◆ Work to be completed
Retype the lines beneath this one, from the first through the line containing "const fcP = [-9.0,9.0];". Pictures are left out.

BEGIN Given information

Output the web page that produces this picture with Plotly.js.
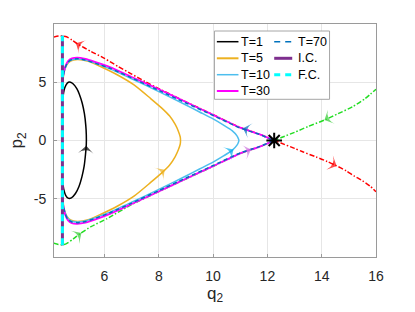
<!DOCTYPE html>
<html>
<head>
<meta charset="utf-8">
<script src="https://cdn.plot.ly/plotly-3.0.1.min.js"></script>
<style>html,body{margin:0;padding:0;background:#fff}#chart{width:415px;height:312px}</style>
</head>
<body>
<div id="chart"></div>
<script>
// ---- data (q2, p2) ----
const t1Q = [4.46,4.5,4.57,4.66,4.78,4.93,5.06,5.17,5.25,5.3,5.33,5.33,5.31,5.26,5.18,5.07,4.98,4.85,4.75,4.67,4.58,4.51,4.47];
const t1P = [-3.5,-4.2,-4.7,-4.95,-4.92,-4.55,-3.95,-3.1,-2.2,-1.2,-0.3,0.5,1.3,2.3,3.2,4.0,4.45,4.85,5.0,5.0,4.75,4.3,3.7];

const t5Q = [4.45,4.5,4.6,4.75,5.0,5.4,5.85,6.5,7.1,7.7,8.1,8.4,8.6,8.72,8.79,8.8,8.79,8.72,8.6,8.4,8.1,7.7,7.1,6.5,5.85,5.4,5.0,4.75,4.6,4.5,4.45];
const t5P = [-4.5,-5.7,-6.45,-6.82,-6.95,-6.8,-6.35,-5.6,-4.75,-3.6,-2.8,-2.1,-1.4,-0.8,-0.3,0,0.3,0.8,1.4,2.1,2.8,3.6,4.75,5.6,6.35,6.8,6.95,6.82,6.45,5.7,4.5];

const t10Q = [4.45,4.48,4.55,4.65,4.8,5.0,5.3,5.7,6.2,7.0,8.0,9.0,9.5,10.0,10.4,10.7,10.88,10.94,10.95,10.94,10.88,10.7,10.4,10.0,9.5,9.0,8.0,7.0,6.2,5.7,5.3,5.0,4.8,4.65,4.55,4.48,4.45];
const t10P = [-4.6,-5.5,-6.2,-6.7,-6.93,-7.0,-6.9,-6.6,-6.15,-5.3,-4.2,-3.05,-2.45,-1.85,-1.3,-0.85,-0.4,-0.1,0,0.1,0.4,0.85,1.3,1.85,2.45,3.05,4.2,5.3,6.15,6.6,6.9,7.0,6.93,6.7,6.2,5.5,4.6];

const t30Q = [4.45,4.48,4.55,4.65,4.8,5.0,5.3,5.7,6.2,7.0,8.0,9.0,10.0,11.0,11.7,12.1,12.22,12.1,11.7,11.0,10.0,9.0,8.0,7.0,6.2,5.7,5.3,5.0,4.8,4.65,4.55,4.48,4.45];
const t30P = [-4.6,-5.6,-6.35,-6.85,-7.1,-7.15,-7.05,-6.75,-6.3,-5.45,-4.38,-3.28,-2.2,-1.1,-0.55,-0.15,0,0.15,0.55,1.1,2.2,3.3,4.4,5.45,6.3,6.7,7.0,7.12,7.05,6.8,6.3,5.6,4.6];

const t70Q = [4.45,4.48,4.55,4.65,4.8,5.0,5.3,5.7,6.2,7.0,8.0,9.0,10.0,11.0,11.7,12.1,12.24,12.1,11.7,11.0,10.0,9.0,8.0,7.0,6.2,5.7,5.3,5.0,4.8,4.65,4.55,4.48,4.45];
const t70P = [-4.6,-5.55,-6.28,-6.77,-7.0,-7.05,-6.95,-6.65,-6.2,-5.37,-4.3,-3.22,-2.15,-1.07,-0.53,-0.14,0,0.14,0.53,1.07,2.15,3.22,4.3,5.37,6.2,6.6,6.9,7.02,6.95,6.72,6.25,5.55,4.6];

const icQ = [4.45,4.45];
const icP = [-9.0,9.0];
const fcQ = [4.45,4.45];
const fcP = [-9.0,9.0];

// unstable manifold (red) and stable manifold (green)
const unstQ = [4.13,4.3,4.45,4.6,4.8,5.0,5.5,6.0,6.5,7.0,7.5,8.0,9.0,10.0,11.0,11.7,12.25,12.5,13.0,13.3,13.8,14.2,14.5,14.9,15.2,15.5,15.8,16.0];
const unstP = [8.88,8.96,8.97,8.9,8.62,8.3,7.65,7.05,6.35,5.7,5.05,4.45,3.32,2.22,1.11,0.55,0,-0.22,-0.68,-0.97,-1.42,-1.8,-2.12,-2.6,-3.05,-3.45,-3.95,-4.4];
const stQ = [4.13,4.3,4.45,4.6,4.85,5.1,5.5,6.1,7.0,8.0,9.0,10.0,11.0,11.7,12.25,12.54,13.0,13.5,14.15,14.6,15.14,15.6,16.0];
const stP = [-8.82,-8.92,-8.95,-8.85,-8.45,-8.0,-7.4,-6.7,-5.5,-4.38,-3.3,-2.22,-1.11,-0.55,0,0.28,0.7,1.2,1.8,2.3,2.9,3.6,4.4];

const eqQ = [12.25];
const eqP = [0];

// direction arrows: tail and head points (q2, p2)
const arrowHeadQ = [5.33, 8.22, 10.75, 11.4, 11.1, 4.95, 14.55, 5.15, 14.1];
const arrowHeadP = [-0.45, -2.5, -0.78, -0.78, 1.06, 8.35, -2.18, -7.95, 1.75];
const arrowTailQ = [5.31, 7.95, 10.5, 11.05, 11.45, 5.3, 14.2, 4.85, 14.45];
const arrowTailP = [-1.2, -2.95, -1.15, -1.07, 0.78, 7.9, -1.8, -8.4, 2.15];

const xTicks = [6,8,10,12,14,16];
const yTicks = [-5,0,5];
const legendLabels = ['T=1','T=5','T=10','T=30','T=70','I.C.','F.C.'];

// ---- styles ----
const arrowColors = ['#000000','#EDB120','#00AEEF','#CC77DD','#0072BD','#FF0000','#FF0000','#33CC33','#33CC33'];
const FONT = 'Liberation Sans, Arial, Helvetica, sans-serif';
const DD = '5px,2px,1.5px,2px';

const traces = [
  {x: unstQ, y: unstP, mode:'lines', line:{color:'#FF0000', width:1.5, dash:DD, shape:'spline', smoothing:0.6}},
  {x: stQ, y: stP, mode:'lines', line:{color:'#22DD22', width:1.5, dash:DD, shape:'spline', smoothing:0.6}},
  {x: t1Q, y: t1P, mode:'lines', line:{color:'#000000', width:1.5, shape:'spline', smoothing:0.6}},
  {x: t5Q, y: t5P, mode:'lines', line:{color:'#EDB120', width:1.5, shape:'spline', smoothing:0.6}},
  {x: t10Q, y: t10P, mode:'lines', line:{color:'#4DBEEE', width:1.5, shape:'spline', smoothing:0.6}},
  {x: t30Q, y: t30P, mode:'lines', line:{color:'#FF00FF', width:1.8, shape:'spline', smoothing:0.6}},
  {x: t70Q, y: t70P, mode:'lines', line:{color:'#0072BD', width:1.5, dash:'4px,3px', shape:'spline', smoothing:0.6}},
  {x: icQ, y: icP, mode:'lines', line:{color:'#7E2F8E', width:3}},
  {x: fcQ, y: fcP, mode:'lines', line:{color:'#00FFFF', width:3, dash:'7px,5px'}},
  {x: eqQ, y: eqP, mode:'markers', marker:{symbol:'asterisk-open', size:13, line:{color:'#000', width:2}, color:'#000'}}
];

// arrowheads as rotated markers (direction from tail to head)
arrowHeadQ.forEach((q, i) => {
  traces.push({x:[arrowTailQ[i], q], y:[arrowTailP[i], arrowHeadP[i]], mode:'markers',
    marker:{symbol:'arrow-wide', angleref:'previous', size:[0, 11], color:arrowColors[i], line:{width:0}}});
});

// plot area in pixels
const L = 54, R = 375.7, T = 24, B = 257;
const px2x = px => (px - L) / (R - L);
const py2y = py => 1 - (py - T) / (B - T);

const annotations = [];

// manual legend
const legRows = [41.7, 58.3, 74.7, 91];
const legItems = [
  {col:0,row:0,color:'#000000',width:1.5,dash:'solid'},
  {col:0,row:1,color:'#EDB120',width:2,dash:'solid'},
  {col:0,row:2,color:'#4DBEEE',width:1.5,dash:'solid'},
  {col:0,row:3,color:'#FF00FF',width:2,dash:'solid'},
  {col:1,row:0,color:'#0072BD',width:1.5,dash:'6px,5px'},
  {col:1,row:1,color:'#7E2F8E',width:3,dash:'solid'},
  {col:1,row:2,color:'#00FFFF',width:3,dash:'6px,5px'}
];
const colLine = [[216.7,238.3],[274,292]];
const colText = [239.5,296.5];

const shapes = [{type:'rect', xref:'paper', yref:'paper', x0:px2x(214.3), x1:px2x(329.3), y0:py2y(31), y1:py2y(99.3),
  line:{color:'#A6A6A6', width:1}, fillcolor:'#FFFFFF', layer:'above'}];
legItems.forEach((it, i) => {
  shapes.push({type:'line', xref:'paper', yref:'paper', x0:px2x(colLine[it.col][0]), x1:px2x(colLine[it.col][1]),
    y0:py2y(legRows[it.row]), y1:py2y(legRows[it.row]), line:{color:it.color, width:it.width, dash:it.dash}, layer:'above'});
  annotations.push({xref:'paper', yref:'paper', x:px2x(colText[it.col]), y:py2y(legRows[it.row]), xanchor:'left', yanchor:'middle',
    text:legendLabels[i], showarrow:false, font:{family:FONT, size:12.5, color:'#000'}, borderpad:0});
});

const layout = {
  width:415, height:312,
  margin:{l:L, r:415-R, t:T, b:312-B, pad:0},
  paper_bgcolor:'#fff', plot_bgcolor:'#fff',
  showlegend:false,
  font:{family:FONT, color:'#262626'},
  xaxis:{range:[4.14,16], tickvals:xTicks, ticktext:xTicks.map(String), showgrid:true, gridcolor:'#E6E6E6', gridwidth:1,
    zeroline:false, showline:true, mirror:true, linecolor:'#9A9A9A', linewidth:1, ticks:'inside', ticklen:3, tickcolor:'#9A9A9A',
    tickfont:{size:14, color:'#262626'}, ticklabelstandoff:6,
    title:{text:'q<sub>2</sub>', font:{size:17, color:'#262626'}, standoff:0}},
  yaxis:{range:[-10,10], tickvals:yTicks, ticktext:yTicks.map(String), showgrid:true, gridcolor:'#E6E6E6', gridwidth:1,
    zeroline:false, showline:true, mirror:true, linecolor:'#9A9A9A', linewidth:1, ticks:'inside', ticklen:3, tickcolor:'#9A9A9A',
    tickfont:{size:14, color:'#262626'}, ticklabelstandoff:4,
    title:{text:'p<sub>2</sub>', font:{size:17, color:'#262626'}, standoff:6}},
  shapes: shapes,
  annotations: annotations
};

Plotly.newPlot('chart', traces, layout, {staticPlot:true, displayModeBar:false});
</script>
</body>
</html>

END Given information

◆ Written solution
Output the web page that produces this picture with Plotly.js.
<!DOCTYPE html>
<html>
<head>
<meta charset="utf-8">
<script src="https://cdn.plot.ly/plotly-3.0.1.min.js"></script>
<style>html,body{margin:0;padding:0;background:#fff}#chart{width:415px;height:312px}</style>
</head>
<body>
<div id="chart"></div>
<script>
// ---- data (q2, p2) ----
const t1Q = [4.46,4.5,4.57,4.66,4.78,4.93,5.06,5.17,5.25,5.3,5.33,5.33,5.31,5.26,5.18,5.07,4.98,4.85,4.75,4.67,4.58,4.51,4.47];
const t1P = [-3.5,-4.2,-4.7,-4.95,-4.92,-4.55,-3.95,-3.1,-2.2,-1.2,-0.3,0.5,1.3,2.3,3.2,4.0,4.45,4.85,5.0,5.0,4.75,4.3,3.7];

const t5Q = [4.45,4.5,4.6,4.75,5.0,5.4,5.85,6.5,7.1,7.7,8.1,8.4,8.6,8.72,8.79,8.8,8.79,8.72,8.6,8.4,8.1,7.7,7.1,6.5,5.85,5.4,5.0,4.75,4.6,4.5,4.45];
const t5P = [-4.5,-5.7,-6.45,-6.82,-6.95,-6.8,-6.35,-5.6,-4.75,-3.6,-2.8,-2.1,-1.4,-0.8,-0.3,0,0.3,0.8,1.4,2.1,2.8,3.6,4.75,5.6,6.35,6.8,6.95,6.82,6.45,5.7,4.5];

const t10Q = [4.45,4.48,4.55,4.65,4.8,5.0,5.3,5.7,6.2,7.0,8.0,9.0,9.5,10.0,10.4,10.7,10.88,10.94,10.95,10.94,10.88,10.7,10.4,10.0,9.5,9.0,8.0,7.0,6.2,5.7,5.3,5.0,4.8,4.65,4.55,4.48,4.45];
const t10P = [-4.6,-5.5,-6.2,-6.7,-6.93,-7.0,-6.9,-6.6,-6.15,-5.3,-4.2,-3.05,-2.45,-1.85,-1.3,-0.85,-0.4,-0.1,0,0.1,0.4,0.85,1.3,1.85,2.45,3.05,4.2,5.3,6.15,6.6,6.9,7.0,6.93,6.7,6.2,5.5,4.6];

const t30Q = [4.45,4.48,4.55,4.65,4.8,5.0,5.3,5.7,6.2,7.0,8.0,9.0,10.0,11.0,11.7,12.1,12.22,12.1,11.7,11.0,10.0,9.0,8.0,7.0,6.2,5.7,5.3,5.0,4.8,4.65,4.55,4.48,4.45];
const t30P = [-4.6,-5.6,-6.35,-6.85,-7.1,-7.15,-7.05,-6.75,-6.3,-5.45,-4.38,-3.28,-2.2,-1.1,-0.55,-0.15,0,0.15,0.55,1.1,2.2,3.3,4.4,5.45,6.3,6.7,7.0,7.12,7.05,6.8,6.3,5.6,4.6];

const t70Q = [4.45,4.48,4.55,4.65,4.8,5.0,5.3,5.7,6.2,7.0,8.0,9.0,10.0,11.0,11.7,12.1,12.24,12.1,11.7,11.0,10.0,9.0,8.0,7.0,6.2,5.7,5.3,5.0,4.8,4.65,4.55,4.48,4.45];
const t70P = [-4.6,-5.55,-6.28,-6.77,-7.0,-7.05,-6.95,-6.65,-6.2,-5.37,-4.3,-3.22,-2.15,-1.07,-0.53,-0.14,0,0.14,0.53,1.07,2.15,3.22,4.3,5.37,6.2,6.6,6.9,7.02,6.95,6.72,6.25,5.55,4.6];

const icQ = [4.45,4.45];
const icP = [-9.0,9.0];
const fcQ = [4.45,4.45];
const fcP = [-9.0,9.0];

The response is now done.